Prosecutors used those words during a preliminary hearing Monday to show that DeWeese, facing Bonusgate-related charges of using legislative staff as his taxpayer-funded campaign team, knew his employees were doing political work on state time.
"This speaks to a hubris," argued Senior Deputy Attorney General Ken Brown, "that this defendant thought he was above the law, that it was OK to take taxpayer money and put it in his own pocket."
After the hearing, DeWeese, 60, the onetime top House Democrat, stood before reporters and said prosecutors had left out a critical part of his testimony.
He said he repeatedly told the Attorney General's office that he always directed his staff to use personal, vacation or comp time when doing political work to ensure that politics and government were kept separate.
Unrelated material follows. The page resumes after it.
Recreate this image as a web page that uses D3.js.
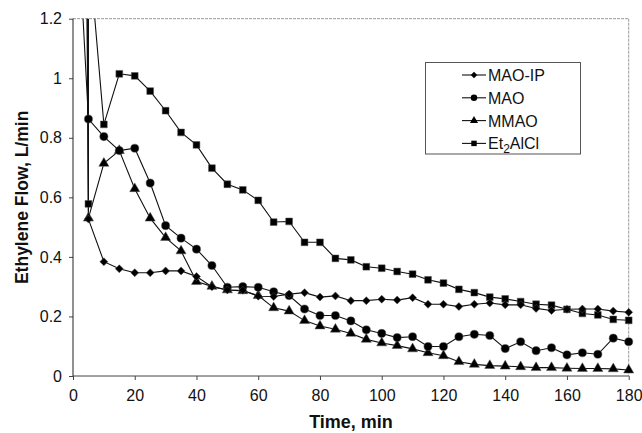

"I tried to tell people to be appropriate in their behavior," DeWeese said he told prosecutors. "That is why I feel solid in my circumstances . . . I am so confident that we will have witness after witness after witness who heard me say, again and again and again, 'please make sure you're on comp time, make sure you're on a vacation day.' "
"I am innocent," he said.
It was a dramatic end to an otherwise routine preliminary hearing, during which Harrisburg Magisterial District Judge William Wenner determined that the Attorney General's Office had presented enough evidence to proceed to trial.
Presenting portions of DeWeese's grand jury testimony was a surprise midday move by prosecutors. Even DeWeese's attorney, Bill Costopoulos, said he was blindsided.
Costopoulos argued that the Attorney General's office was selectively citing portions of DeWeese's testimony, and demanded that the case be dismissed.
He later told reporters that Attorney General Tom Corbett's case against DeWeese, "isn't Bonusgate . . . it's Petty-gate."